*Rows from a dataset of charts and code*
########

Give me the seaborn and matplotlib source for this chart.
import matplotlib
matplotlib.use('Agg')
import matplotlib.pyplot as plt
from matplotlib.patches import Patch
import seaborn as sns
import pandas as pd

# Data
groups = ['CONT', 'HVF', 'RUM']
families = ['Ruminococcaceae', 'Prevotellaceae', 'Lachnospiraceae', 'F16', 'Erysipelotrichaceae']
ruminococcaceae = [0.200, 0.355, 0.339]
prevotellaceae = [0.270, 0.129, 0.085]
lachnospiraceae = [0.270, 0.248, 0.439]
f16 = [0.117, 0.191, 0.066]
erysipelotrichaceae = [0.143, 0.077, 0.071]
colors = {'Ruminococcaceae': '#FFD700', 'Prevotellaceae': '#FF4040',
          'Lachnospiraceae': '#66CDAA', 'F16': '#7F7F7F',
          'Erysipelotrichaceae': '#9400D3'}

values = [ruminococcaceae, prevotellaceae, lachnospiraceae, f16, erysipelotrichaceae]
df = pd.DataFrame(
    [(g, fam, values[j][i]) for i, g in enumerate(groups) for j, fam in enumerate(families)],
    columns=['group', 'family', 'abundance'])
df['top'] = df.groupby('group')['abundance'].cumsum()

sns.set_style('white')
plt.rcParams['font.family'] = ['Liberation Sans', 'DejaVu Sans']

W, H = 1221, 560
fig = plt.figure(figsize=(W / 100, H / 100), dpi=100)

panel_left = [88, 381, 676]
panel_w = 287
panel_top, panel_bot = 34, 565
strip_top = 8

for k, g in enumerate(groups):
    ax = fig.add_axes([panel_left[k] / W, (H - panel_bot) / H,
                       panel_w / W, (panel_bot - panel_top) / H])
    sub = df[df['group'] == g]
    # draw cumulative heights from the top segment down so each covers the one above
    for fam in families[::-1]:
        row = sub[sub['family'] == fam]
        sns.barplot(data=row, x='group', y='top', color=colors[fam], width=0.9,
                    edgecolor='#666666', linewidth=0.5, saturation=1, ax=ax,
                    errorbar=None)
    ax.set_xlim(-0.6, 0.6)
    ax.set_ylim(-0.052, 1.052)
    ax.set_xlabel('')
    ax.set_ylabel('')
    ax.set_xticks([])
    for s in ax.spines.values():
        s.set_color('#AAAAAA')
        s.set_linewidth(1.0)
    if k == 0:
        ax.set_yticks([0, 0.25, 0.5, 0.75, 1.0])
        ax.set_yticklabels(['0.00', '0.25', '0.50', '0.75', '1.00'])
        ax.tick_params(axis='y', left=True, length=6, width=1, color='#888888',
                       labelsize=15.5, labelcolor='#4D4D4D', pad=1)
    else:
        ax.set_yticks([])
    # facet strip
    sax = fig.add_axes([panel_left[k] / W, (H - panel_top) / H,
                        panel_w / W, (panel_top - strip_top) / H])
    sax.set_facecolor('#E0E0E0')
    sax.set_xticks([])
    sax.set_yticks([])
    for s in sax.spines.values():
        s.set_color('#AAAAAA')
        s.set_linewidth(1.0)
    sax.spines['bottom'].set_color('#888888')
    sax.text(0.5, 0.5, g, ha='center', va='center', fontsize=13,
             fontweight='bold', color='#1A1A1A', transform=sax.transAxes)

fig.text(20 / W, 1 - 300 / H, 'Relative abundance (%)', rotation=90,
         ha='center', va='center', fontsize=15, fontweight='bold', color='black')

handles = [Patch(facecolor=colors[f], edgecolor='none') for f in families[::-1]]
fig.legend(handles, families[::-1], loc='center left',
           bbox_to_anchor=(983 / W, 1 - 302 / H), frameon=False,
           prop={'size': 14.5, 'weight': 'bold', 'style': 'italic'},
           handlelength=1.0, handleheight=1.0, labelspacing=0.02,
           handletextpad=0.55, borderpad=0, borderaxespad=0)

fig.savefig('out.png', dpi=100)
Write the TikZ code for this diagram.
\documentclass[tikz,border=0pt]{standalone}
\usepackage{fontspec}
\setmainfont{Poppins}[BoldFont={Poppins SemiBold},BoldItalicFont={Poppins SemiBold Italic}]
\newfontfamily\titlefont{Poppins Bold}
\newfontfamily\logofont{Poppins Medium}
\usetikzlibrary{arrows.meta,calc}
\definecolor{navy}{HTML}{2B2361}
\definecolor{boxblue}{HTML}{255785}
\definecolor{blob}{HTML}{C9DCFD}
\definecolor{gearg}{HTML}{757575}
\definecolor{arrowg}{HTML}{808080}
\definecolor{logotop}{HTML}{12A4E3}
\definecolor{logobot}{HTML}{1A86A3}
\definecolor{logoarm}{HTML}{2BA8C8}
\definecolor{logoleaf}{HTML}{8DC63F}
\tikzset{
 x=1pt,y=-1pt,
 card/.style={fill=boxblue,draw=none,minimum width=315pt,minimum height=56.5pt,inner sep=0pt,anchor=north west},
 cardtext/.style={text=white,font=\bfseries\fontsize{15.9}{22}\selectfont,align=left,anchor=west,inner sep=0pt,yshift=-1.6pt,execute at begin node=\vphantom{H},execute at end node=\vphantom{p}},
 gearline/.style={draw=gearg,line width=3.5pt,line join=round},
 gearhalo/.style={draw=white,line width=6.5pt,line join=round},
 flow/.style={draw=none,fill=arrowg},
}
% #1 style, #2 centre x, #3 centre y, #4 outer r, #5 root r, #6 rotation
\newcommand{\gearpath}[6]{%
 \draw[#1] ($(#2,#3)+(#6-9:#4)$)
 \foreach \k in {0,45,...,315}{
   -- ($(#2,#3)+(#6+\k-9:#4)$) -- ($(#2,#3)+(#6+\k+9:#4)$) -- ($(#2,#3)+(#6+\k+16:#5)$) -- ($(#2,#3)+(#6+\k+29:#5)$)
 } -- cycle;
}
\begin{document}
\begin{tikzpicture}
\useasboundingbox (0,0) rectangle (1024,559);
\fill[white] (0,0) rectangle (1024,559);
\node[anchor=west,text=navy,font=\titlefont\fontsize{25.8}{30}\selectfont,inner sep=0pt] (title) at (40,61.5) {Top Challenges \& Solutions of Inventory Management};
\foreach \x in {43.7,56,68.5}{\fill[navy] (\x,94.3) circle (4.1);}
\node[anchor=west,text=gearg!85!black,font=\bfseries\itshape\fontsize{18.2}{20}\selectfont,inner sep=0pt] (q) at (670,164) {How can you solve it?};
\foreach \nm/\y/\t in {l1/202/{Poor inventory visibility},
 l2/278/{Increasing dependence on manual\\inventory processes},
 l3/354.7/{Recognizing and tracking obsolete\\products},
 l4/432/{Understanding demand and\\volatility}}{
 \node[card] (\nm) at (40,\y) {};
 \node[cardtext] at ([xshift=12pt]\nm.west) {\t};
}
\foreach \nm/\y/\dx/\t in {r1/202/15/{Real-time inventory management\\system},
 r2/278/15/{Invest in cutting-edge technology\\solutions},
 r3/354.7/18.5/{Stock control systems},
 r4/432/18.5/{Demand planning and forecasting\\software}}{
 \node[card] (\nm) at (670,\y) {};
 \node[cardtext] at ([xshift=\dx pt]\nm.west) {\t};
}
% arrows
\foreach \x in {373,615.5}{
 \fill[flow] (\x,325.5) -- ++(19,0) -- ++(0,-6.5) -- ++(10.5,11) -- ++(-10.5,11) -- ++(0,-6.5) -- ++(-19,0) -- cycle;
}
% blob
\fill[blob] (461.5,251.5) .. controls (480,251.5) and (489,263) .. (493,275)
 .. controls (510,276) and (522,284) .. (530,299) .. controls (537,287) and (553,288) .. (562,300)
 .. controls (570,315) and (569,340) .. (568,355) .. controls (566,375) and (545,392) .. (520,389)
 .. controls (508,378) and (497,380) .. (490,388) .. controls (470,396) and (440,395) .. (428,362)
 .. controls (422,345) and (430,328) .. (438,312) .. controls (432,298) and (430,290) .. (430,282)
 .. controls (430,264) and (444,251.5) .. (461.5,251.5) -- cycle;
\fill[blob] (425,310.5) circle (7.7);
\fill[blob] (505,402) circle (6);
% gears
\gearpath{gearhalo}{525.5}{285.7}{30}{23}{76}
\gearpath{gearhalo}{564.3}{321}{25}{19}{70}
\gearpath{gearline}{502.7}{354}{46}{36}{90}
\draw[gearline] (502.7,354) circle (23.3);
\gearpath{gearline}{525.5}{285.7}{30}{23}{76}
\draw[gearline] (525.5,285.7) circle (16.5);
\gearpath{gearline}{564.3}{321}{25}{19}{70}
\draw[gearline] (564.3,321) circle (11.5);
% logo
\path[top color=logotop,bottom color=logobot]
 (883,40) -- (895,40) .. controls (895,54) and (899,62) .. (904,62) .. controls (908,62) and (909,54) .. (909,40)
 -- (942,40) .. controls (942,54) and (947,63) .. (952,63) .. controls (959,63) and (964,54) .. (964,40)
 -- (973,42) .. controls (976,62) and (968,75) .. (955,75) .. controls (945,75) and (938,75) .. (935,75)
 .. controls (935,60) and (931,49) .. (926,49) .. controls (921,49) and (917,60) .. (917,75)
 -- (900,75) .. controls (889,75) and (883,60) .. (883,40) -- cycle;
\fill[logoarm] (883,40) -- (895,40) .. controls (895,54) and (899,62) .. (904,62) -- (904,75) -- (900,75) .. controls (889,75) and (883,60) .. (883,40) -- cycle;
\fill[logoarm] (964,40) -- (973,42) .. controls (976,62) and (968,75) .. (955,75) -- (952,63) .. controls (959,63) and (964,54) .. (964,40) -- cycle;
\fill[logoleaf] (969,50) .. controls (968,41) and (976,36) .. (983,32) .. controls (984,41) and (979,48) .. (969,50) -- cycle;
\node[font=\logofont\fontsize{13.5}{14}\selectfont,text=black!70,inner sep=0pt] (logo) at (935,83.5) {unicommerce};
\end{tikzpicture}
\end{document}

########

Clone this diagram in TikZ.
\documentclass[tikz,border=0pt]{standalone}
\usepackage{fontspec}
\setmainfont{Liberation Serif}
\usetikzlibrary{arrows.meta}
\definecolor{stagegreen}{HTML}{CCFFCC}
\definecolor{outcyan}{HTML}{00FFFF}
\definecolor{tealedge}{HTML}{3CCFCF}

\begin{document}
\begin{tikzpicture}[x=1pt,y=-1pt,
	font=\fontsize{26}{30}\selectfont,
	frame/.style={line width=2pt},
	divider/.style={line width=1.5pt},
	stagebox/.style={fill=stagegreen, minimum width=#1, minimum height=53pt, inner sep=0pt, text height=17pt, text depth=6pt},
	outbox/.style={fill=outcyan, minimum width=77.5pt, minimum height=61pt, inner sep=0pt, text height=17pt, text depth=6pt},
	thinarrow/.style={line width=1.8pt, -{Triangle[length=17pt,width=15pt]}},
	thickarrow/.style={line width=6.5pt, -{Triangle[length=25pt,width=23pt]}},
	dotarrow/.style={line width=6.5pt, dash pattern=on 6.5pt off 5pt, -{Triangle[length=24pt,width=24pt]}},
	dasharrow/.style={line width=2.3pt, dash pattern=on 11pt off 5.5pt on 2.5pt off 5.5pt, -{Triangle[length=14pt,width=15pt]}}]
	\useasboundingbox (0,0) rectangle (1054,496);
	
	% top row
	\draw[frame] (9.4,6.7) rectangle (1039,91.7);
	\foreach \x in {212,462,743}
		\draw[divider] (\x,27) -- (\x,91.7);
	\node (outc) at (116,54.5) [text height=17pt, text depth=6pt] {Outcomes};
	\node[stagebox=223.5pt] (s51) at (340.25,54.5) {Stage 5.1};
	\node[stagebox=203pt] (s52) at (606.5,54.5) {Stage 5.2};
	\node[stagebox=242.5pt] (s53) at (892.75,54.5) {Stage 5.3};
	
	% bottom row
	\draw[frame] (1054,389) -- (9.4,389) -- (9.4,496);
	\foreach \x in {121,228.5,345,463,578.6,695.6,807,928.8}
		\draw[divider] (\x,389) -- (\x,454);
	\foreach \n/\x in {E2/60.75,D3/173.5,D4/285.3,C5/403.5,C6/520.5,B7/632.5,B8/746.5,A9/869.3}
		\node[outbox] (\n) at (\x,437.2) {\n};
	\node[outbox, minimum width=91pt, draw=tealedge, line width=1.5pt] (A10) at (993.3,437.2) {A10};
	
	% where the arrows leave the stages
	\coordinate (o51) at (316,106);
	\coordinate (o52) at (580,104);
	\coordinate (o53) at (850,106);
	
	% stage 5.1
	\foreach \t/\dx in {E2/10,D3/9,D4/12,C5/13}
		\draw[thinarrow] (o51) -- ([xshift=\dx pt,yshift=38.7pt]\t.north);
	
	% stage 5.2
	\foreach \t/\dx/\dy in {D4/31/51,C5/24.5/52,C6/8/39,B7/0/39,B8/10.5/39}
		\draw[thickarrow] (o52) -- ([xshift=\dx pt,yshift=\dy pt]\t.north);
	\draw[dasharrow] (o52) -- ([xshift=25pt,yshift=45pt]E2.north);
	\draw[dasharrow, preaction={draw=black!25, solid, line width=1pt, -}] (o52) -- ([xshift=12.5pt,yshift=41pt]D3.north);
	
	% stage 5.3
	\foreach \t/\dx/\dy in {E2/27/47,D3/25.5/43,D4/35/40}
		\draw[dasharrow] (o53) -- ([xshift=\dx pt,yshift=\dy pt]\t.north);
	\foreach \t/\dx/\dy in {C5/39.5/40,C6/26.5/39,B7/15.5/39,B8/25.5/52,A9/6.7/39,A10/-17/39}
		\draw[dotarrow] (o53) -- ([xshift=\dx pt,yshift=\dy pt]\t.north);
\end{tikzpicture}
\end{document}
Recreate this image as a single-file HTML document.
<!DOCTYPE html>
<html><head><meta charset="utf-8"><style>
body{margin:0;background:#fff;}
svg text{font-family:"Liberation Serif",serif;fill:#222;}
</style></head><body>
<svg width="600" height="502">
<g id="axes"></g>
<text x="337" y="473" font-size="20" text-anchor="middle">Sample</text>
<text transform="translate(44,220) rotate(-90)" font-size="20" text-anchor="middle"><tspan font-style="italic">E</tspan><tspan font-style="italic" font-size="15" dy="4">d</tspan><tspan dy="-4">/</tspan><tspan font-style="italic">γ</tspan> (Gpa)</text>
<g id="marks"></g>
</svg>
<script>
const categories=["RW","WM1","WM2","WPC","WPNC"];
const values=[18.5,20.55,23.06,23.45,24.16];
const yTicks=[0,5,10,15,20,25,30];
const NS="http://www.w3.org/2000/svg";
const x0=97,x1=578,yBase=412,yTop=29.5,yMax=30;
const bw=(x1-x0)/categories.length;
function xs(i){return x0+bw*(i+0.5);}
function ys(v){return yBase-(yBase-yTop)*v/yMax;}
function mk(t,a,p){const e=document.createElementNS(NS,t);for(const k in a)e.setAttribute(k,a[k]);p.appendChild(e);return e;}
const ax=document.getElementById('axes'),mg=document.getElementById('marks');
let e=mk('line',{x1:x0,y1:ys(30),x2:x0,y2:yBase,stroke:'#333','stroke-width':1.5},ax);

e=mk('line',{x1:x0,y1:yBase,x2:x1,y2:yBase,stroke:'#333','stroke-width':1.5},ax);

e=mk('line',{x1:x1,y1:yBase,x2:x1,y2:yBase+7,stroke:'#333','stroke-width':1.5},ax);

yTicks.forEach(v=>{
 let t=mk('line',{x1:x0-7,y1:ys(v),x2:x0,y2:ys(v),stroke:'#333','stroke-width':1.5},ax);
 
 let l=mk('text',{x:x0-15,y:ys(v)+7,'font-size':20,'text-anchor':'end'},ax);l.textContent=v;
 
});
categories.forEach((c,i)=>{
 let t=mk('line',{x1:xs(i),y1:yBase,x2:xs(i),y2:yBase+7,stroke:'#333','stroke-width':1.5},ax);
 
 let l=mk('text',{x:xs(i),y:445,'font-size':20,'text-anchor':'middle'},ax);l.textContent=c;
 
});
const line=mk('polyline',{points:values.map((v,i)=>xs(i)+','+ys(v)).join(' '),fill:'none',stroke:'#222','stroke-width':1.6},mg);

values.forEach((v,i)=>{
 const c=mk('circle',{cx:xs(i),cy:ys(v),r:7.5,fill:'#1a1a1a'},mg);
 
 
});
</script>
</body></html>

########

*Required task*
Among the entries above, locate the lines containing "Give me the" and "strip_top = 8", and transcribe exactly those two lines and all lines between.

*In response*
Give me the seaborn and matplotlib source for this chart.
import matplotlib
matplotlib.use('Agg')
import matplotlib.pyplot as plt
from matplotlib.patches import Patch
import seaborn as sns
import pandas as pd

# Data
groups = ['CONT', 'HVF', 'RUM']
families = ['Ruminococcaceae', 'Prevotellaceae', 'Lachnospiraceae', 'F16', 'Erysipelotrichaceae']
ruminococcaceae = [0.200, 0.355, 0.339]
prevotellaceae = [0.270, 0.129, 0.085]
lachnospiraceae = [0.270, 0.248, 0.439]
f16 = [0.117, 0.191, 0.066]
erysipelotrichaceae = [0.143, 0.077, 0.071]
colors = {'Ruminococcaceae': '#FFD700', 'Prevotellaceae': '#FF4040',
          'Lachnospiraceae': '#66CDAA', 'F16': '#7F7F7F',
          'Erysipelotrichaceae': '#9400D3'}

values = [ruminococcaceae, prevotellaceae, lachnospiraceae, f16, erysipelotrichaceae]
df = pd.DataFrame(
    [(g, fam, values[j][i]) for i, g in enumerate(groups) for j, fam in enumerate(families)],
    columns=['group', 'family', 'abundance'])
df['top'] = df.groupby('group')['abundance'].cumsum()

sns.set_style('white')
plt.rcParams['font.family'] = ['Liberation Sans', 'DejaVu Sans']

W, H = 1221, 560
fig = plt.figure(figsize=(W / 100, H / 100), dpi=100)

panel_left = [88, 381, 676]
panel_w = 287
panel_top, panel_bot = 34, 565
strip_top = 8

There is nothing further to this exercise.